Everything from the first line of the data below through the line that contains "Chart.register(...registerables);" should be written out exactly, please, and nothing more; the pictures stay out.
::::
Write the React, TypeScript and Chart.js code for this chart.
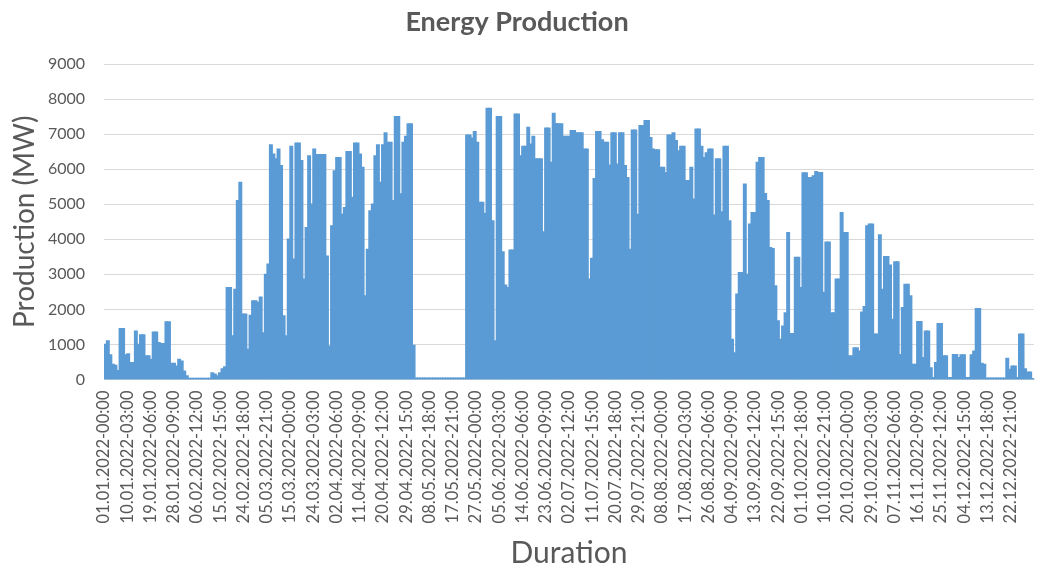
import React, { useEffect, useRef } from "react";
import { Chart, registerables } from "chart.js";

Chart.register(...registerables);

// Daily peak production (MW), one value per day of 2022, grouped by month.
const jan = [1000, 1100, 700, 430, 400, 250, 1450, 1450, 700, 730, 480, 480, 1380, 1000, 1270, 1270, 670, 670, 570, 1350, 1350, 1050, 1020, 1020, 1640, 1640, 460, 460, 380, 570, 520];
const feb = [240, 100, 30, 30, 30, 30, 30, 30, 30, 30, 30, 190, 150, 100, 190, 300, 360, 2620, 2620, 1240, 2570, 5100, 5620, 1860, 1860, 860, 1830, 2240];
const mar = [2240, 2200, 2350, 1330, 3000, 3290, 6690, 6430, 6290, 6570, 6100, 1810, 1240, 4000, 6650, 3430, 6740, 6740, 6240, 2860, 4330, 6380, 5000, 6570, 6410, 6410, 6410, 6410, 3520, 950, 4380];
const apr = [5950, 6330, 6330, 4710, 4900, 6500, 6500, 5190, 6740, 6740, 6430, 6050, 2380, 3710, 4810, 5000, 6380, 6690, 5620, 6690, 7030, 6760, 6760, 5100, 7500, 7500, 5290, 6760, 6930, 7290];
const may = [7290, 970, 40, 40, 40, 40, 40, 40, 40, 40, 40, 40, 40, 40, 40, 40, 40, 40, 40, 40, 40, 40, 6970, 6970, 6880, 7070, 6760, 5050, 5050, 4740, 7730];
const jun = [7730, 4520, 1100, 7500, 7500, 3640, 2690, 2620, 3690, 3690, 7570, 7570, 6380, 6650, 6650, 7190, 6710, 6930, 6290, 6290, 6290, 4210, 7170, 7170, 6190, 7590, 7300, 7290, 7290, 6930];
const jul = [6930, 6930, 7100, 7100, 7030, 7030, 7030, 6570, 6570, 2860, 3450, 5730, 7070, 7070, 6830, 6760, 6760, 6110, 7030, 7030, 6140, 7030, 7030, 6100, 5760, 3710, 7110, 7110, 4710, 7240, 7240];
const aug = [7380, 7380, 6900, 6570, 6550, 6550, 6050, 6050, 5900, 6970, 6970, 7030, 6810, 6520, 6650, 6650, 5670, 5670, 6050, 5140, 7140, 7140, 6650, 6330, 6460, 6570, 6570, 4690, 6290, 6290, 4780];
const sep = [6650, 6650, 4520, 1140, 760, 2430, 3050, 3050, 5570, 3000, 4430, 4760, 4760, 6190, 6330, 6330, 5300, 5100, 3760, 3730, 2670, 1670, 1140, 1520, 1900, 4190, 1310, 1310, 3480, 3480];
const oct = [2620, 5890, 5890, 5760, 5760, 5810, 5930, 5900, 5900, 2480, 3920, 3920, 1900, 1900, 2860, 2860, 4760, 4190, 4190, 670, 670, 900, 900, 810, 1920, 2080, 4380, 4430, 4430, 1290, 1290];
const nov = [4120, 2570, 3500, 3500, 3260, 1710, 3350, 3350, 710, 2050, 2710, 2710, 2380, 430, 430, 1650, 1650, 620, 1380, 1380, 330, 50, 480, 1590, 1590, 670, 670, 50, 50, 710];
const dec = [710, 620, 700, 700, 50, 50, 700, 810, 2020, 2020, 460, 430, 40, 40, 40, 40, 40, 40, 40, 40, 600, 290, 380, 380, 50, 1290, 1290, 300, 210, 210, 20];

const dailyPeakMW = [...jan, ...feb, ...mar, ...apr, ...may, ...jun, ...jul, ...aug, ...sep, ...oct, ...nov, ...dec];

// Axis labels, one every 219 hours (9 days 3 hours) of the hourly series.
const labelStepHours = 219;
const hoursPerDay = 24;
const hoursInYear = 8760;
const xTickLabels = [
  "01.01.2022-00:00", "10.01.2022-03:00", "19.01.2022-06:00", "28.01.2022-09:00",
  "06.02.2022-12:00", "15.02.2022-15:00", "24.02.2022-18:00", "05.03.2022-21:00",
  "15.03.2022-00:00", "24.03.2022-03:00", "02.04.2022-06:00", "11.04.2022-09:00",
  "20.04.2022-12:00", "29.04.2022-15:00", "08.05.2022-18:00", "17.05.2022-21:00",
  "27.05.2022-00:00", "05.06.2022-03:00", "14.06.2022-06:00", "23.06.2022-09:00",
  "02.07.2022-12:00", "11.07.2022-15:00", "20.07.2022-18:00", "29.07.2022-21:00",
  "08.08.2022-00:00", "17.08.2022-03:00", "26.08.2022-06:00", "04.09.2022-09:00",
  "13.09.2022-12:00", "22.09.2022-15:00", "01.10.2022-18:00", "10.10.2022-21:00",
  "20.10.2022-00:00", "29.10.2022-03:00", "07.11.2022-06:00", "16.11.2022-09:00",
  "25.11.2022-12:00", "04.12.2022-15:00", "13.12.2022-18:00", "22.12.2022-21:00",
];

const yMax = 9000;
const yStep = 1000;

const TEXT = "#595959";
const GRID = "#d9d9d9";
const BAR = "#5B9BD5";
const FONT = "Lato";

export default function App() {
  const canvasRef = useRef<HTMLCanvasElement | null>(null);

  useEffect(() => {
    const canvas = canvasRef.current;
    if (!canvas) return;

    const points = dailyPeakMW.map((v, d) => ({ x: d * hoursPerDay + hoursPerDay / 2, y: v }));

    const chart = new Chart(canvas, {
      type: "bar",
      data: {
        datasets: [
          {
            label: "Production",
            data: points,
            backgroundColor: BAR,
            borderWidth: 0,
            barPercentage: 1,
            categoryPercentage: 1,
            inflateAmount: 0.7,
          },
        ],
      },
      options: {
        responsive: false,
        animation: false,
        events: [],
        layout: { padding: { top: 0, right: 8, left: 0, bottom: 0 } },
        plugins: {
          legend: { display: false },
          tooltip: { enabled: false },
          title: {
            display: true,
            text: "Energy Production",
            color: TEXT,
            font: { family: FONT, size: 27, weight: "bold" },
            padding: { top: 6, bottom: 25.6 },
          },
        },
        scales: {
          x: {
            type: "linear",
            min: 0,
            max: hoursInYear,
            offset: false,
            grid: { display: false, drawTicks: false, offset: false },
            border: { display: true, color: GRID, width: 1 },
            afterBuildTicks: (axis: any) => {
              axis.ticks = xTickLabels.map((_, i) => ({ value: i * labelStepHours }));
            },
            afterFit: (axis: any) => {
              axis.height = 193.5;
            },
            ticks: {
              autoSkip: false,
              maxRotation: 90,
              minRotation: 90,
              padding: 11,
              color: TEXT,
              font: { family: FONT, size: 16.5 },
              callback: (_v: any, i: number) => xTickLabels[i],
            },
            title: {
              display: true,
              text: "Duration",
              color: TEXT,
              font: { family: FONT, size: 30 },
              padding: { top: 0, bottom: 2 },
            },
          },
          y: {
            min: 0,
            max: yMax,
            grid: { color: GRID, lineWidth: 1, drawTicks: false },
            border: { display: false },
            afterFit: (axis: any) => {
              axis.width = 104;
            },
            ticks: {
              stepSize: yStep,
              padding: 19,
              color: TEXT,
              font: { family: FONT, size: 16 },
              callback: (v: any) => String(v),
            },
            title: {
              display: true,
              text: "Production (MW)",
              color: TEXT,
              font: { family: FONT, size: 28 },
              padding: { top: 8, bottom: 0 },
            },
          },
        },
      },
    } as any);

    return () => chart.destroy();
  }, []);

  return (
    <div style={{ position: "fixed", left: 0, top: 0, width: 1042, height: 573, background: "#ffffff" }}>
      <canvas ref={canvasRef} width={1042} height={573} style={{ display: "block", width: 1042, height: 573 }} />
    </div>
  );
}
::::
Written solution —
Write the React, TypeScript and Chart.js code for this chart.
import React, { useEffect, useRef } from "react";
import { Chart, registerables } from "chart.js";

Chart.register(...registerables);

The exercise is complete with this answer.